Le magnat de la communication vante de son côté la mise en place d’un grand « conseil de lutte contre la pauvreté ». Sa priorité, redonner espoir et nourriture aux oubliés du système.

Un dénigrement facile

Chacun des deux candidats fait l’objet de campagnes de dénigrement.
Quand Kaïs Saied est qualifié de salafiste, Nabil Karoui est traité de mafieux.

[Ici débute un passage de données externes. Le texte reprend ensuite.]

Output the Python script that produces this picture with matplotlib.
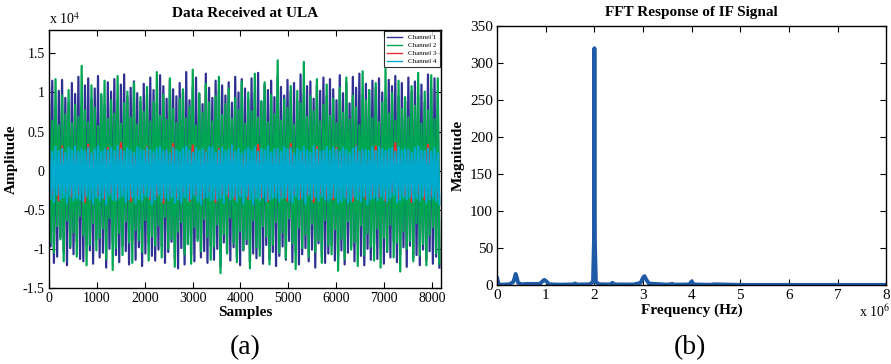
import numpy as np
import matplotlib.pyplot as plt
from matplotlib.ticker import FuncFormatter

plt.rcParams['font.family'] = ['Liberation Serif', 'DejaVu Serif']
plt.rcParams['mathtext.fontset'] = 'stix'
plt.rcParams['path.simplify'] = False  # ジグザグが間引かれないように

# 受信データ (単位: 100, 上下のピークを交互に並べたもの)
ch1 = [108, -97, 115, -118, 79, -110, 102, -85, 116, -104, 93, -121, 87, -99, 112, -107, 98, -90, 120, -113,
       84, -116, 109, -95, 118, -102, 91, -119, 105, -88, 121, -111, 96, -105, 83, -124, 113, -100, 101, -92,
       117, -108, 89, -117, 110, -96, 123, -103, 94, -120, 106, -89, 114, -114, 99, -98, 88, -122, 111, -106,
       97, -93, 119, -109, 103, -115, 86, -101, 122, -97, 108, -118, 92, -104, 116, -91, 104, -112, 95, -125,
       112, -99, 100, -120, 126, -94, 90, -108, 107, -116, 119, -87, 98, -111, 85, -103, 124, -118, 106, -96,
       93, -114, 115, -100, 102, -123, 109, -92, 96, -105, 113, -115, 87, -98, 120, -110, 100, -121, 117, -102,
       105, -94, 91, -117, 118, -106, 99, -112, 125, -100, 88, -119, 110, -95, 103, -113, 115, -104, 94, -122,
       121, -109, 107, -97, 96, -114, 116, -90, 101, -117, 112, -103, 89, -120, 123, -107, 98, -99, 108, -116,
       114, -101, 92, -124, 109, -93, 102, -110, 119, -118, 95, -106, 117, -96, 104, -115, 90, -111, 122, -102,
       99, -120, 113, -105, 86, -97, 120, -116, 106, -92, 124, -109, 97, -121, 111, -100, 103, -114, 115, -94,
       106, -113, 118, -99, 100, -119, 93, -104, 116, -111, 108, -90, 121, -117, 95, -107, 112, -98, 88, -123,
       119, -96, 101, -112, 114, -108, 97, -121, 110, -101, 87, -115, 123, -103, 105, -119, 118, -110, 102, -124]

ch2 = [88, -92, 64, -105, 117, -71, 58, -88, 96, -116, 72, -64, 103, -97, 61, -79, 84, -110, 69, -58,
       134, -83, 77, -121, 62, -95, 109, -67, 81, -102, 57, -86, 98, -74, 115, -113, 66, -61, 90, -127,
       73, -99, 121, -80, 60, -108, 86, -65, 101, -92, 68, -118, 112, -76, 59, -89, 94, -104, 75, -63,
       107, -115, 63, -84, 88, -96, 126, -70, 70, -111, 97, -59, 65, -100, 118, -87, 79, -123, 61, -78,
       92, -66, 104, -107, 67, -94, 82, -119, 129, -72, 58, -90, 99, -103, 74, -62, 111, -85, 87, -114,
       63, -97, 95, -69, 120, -131, 71, -81, 85, -106, 105, -60, 66, -93, 93, -117, 78, -77, 114, -101,
       60, -88, 100, -125, 76, -64, 124, -98, 68, -109, 89, -71, 113, -84, 62, -120, 97, -95, 72, -66,
       141, -105, 64, -79, 91, -112, 80, -61, 108, -93, 59, -126, 102, -73, 86, -99, 139, -82, 69, -110,
       95, -68, 76, -104, 117, -89, 63, -118, 84, -63, 110, -96, 70, -107, 92, -75, 61, -128, 106, -87,
       74, -113, 119, -65, 65, -101, 96, -91, 81, -122, 58, -70, 127, -108, 90, -80, 103, -97, 67, -115,
       112, -74, 62, -124, 87, -86, 130, -103, 73, -69, 99, -111, 64, -92, 115, -129, 79, -78, 94, -100,
       68, -90, 108, -116, 83, -67, 125, -109, 60, -94, 101, -121, 77, -83, 122, -72, 66, -106, 118, -119]

ch3 = [21, -30, 17, -38, 31, -26, 19, -33, 24, -29, 16, -40, 33, -27, 22, -31, 18, -36, 29, -28,
       20, -34, 35, -25, 18, -39, 23, -30, 17, -28, 30, -37, 21, -32, 19, -41, 26, -29, 34, -33,
       18, -27, 22, -38, 32, -31, 16, -35, 25, -26, 20, -40, 28, -30, 17, -33, 31, -37, 19, -29,
       23, -36, 17, -28, 33, -34, 21, -39, 18, -27, 27, -32, 20, -38, 34, -30, 16, -35, 24, -31,
       19, -40, 30, -29, 22, -33, 17, -37, 29, -28, 21, -34, 18, -39, 32, -26, 25, -36, 20, -30,
       31, -33, 18, -38, 23, -27, 35, -35, 19, -31, 26, -40, 17, -29, 22, -37, 33, -32, 18, -34]

ch4 = [27, -36, 24, -40, 30, -31, 25, -37, 28, -34, 23, -41, 29, -33, 26, -38, 31, -35, 24, -37,
       28, -39, 25, -33, 29, -37, 22, -42, 27, -34, 31, -38, 24, -35, 28, -43, 26, -31, 29, -37,
       25, -38, 32, -35, 27, -33, 24, -40, 29, -37, 26, -34, 23, -41, 30, -36, 27, -38, 25, -32,
       29, -34, 26, -43, 24, -37, 28, -31, 30, -39, 25, -35, 27, -38, 22, -34, 29, -41, 26, -37,
       24, -41, 28, -34, 31, -38, 26, -36, 23, -32, 29, -39, 25, -43, 28, -35, 24, -34, 30, -38,
       30, -37, 23, -38, 26, -35, 29, -41, 25, -31, 27, -37, 32, -34, 24, -39, 28, -33, 22, -42,
       26, -33, 29, -37, 25, -43, 30, -35, 24, -38, 28, -34, 26, -39, 31, -37, 23, -35, 27, -34,
       28, -39, 24, -35, 30, -34, 27, -38, 29, -41, 22, -33, 28, -37, 25, -35, 30, -42, 26, -31,
       23, -37, 31, -34, 27, -39, 24, -33, 26, -37, 30, -38, 25, -35, 29, -34, 27, -41, 24, -39,
       29, -35, 26, -41, 22, -38, 28, -34, 31, -37, 24, -39, 27, -33, 26, -43, 25, -37, 30, -35,
       25, -38, 30, -33, 28, -37, 25, -39, 27, -35, 29, -31, 24, -41, 30, -38, 26, -34, 28, -37,
       27, -34, 23, -39, 29, -35, 31, -38, 26, -33, 25, -41, 28, -37, 24, -35, 29, -39, 22, -43]

channels = [ch1, ch2, ch3, ch4]
ch_names = ['Channel 1', 'Channel 2', 'Channel 3', 'Channel 4']
ch_colors = ['#2E3192', '#00A651', '#ED2F2F', '#00AACF']
n_samples = 8192

# FFT スペクトル (周波数 MHz, 振幅)
freq_mhz = [0, 0.01, 0.03, 0.08, 0.25, 0.33, 0.36, 0.38, 0.40, 0.43, 0.50, 0.62, 0.88, 0.93, 0.97,
            1.01, 1.07, 1.3, 1.55, 1.6, 1.65, 1.9, 1.97, 1.99, 2.0, 2.01, 2.03, 2.1, 2.33, 2.37,
            2.41, 2.8, 2.95, 3.0, 3.03, 3.06, 3.12, 3.5, 3.6, 3.65, 3.95, 4.0, 4.04, 4.4, 4.45,
            5.0, 8.0]
magnitude = [10, 6, 1, 0.5, 1, 4, 10, 15, 11, 3, 1, 1.5, 1.5, 5, 7,
             5, 1, 0.5, 0.8, 2, 0.7, 1, 4, 60, 320, 60, 4, 1, 0.8, 3,
             0.8, 0.7, 3, 10, 12, 8, 2, 0.5, 1.5, 0.5, 0.8, 5, 0.8, 0.3, 1,
             0.2, 0.2]

fig = plt.figure(figsize=(8.91, 3.64), dpi=100)

# (a) 受信データ
ax1 = fig.add_axes([0.055, 0.209, 0.44, 0.709])
for ch, name, col in zip(channels, ch_names, ch_colors):
    vals = np.array(ch) * 100.0
    xs = np.arange(len(vals)) * n_samples / len(vals)
    ax1.plot(xs, vals, color=col, lw=1.6, label=name)
ax1.set_xlim(0, n_samples)
ax1.set_ylim(-15000, 18000)
ax1.set_xticks(np.arange(0, 8001, 1000))
ax1.set_yticks(np.arange(-15000, 15001, 5000))
ax1.yaxis.set_major_formatter(FuncFormatter(lambda v, p: f'{v / 1e4:g}'))
ax1.set_title('Data Received at ULA', fontsize=11, fontweight='bold', pad=9)
ax1.set_xlabel('Samples', fontsize=11, fontweight='bold', labelpad=1)
ax1.set_ylabel('Amplitude', fontsize=11, fontweight='bold', labelpad=4)
ax1.text(0, 1.012, 'x 10$^{4}$', transform=ax1.transAxes, fontsize=10, va='bottom', ha='left')
leg = ax1.legend(loc='upper right', fontsize=5, frameon=True, fancybox=False, edgecolor='black',
                 handlelength=2.2, labelspacing=0.3, borderpad=0.45, borderaxespad=0.2)
leg.get_frame().set_linewidth(0.8)
for lh in leg.get_lines():
    lh.set_linewidth(1.0)

# (b) FFT
ax2 = fig.add_axes([0.558, 0.217, 0.4366, 0.7115])
ax2.plot(np.array(freq_mhz) * 1e6, magnitude, color='#1F5AA6', lw=2.8,
         solid_joinstyle='round', solid_capstyle='round')
ax2.set_xlim(0, 8e6)
ax2.set_ylim(0, 350)
ax2.set_xticks(np.arange(0, 8.01e6, 1e6))
ax2.set_yticks(np.arange(0, 351, 50))
ax2.xaxis.set_major_formatter(FuncFormatter(lambda v, p: f'{v / 1e6:g}'))
ax2.set_title('FFT Response of IF Signal', fontsize=11, fontweight='bold', pad=7)
ax2.set_xlabel('Frequency (Hz)', fontsize=11, fontweight='bold', labelpad=1)
ax2.set_ylabel('Magnitude', fontsize=11, fontweight='bold', labelpad=4)
ax2.text(1.01, -0.07, 'x 10$^{6}$', transform=ax2.transAxes, fontsize=10, va='top', ha='right')

for ax, fs in [(ax1, 10), (ax2, 11)]:
    ax.tick_params(direction='in', top=True, right=True, labelsize=fs, length=4, width=0.8, pad=3)
    for s in ax.spines.values():
        s.set_linewidth(1.0)

fig.text(0.275, 0.045, '(a)', fontsize=20, ha='center', va='center')
fig.text(0.774, 0.045, '(b)', fontsize=20, ha='center', va='center')

fig.savefig('out.png', dpi=100)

Une photo de l’universitaire buvant un café avec un ancien cadre du mouvement salafiste interdit Hizb ut-Tahrir a fait polémique, avant que l’intéressé ne s’interroge « dois-je demander l’autorisation pour rencontrer quelqu’un qui n’est pas hors-la-loi ? »

L’homme d’affaires emprisonné pour des soupçons de blanchiment et de fraude fiscale, souvent comparé à Silvio Berlusconi, qui possède un tiers de sa chaîne selon RSF, n’a de cesse de dénoncer un calendrier judiciaire aux ordres politiques. « Cette affaire pour laquelle je suis poursuivie date de plusieurs années et on la ressort pour m’arrêter au moment où les sondages me donnent finaliste », déclarait-il en mai dernier.

Il n’en fallait pas moins pour que les réseaux sociaux s’engouffrent sur ces deux thématiques pour décrédibiliser l’un ou l’autre des prétendants au palais de Carthage.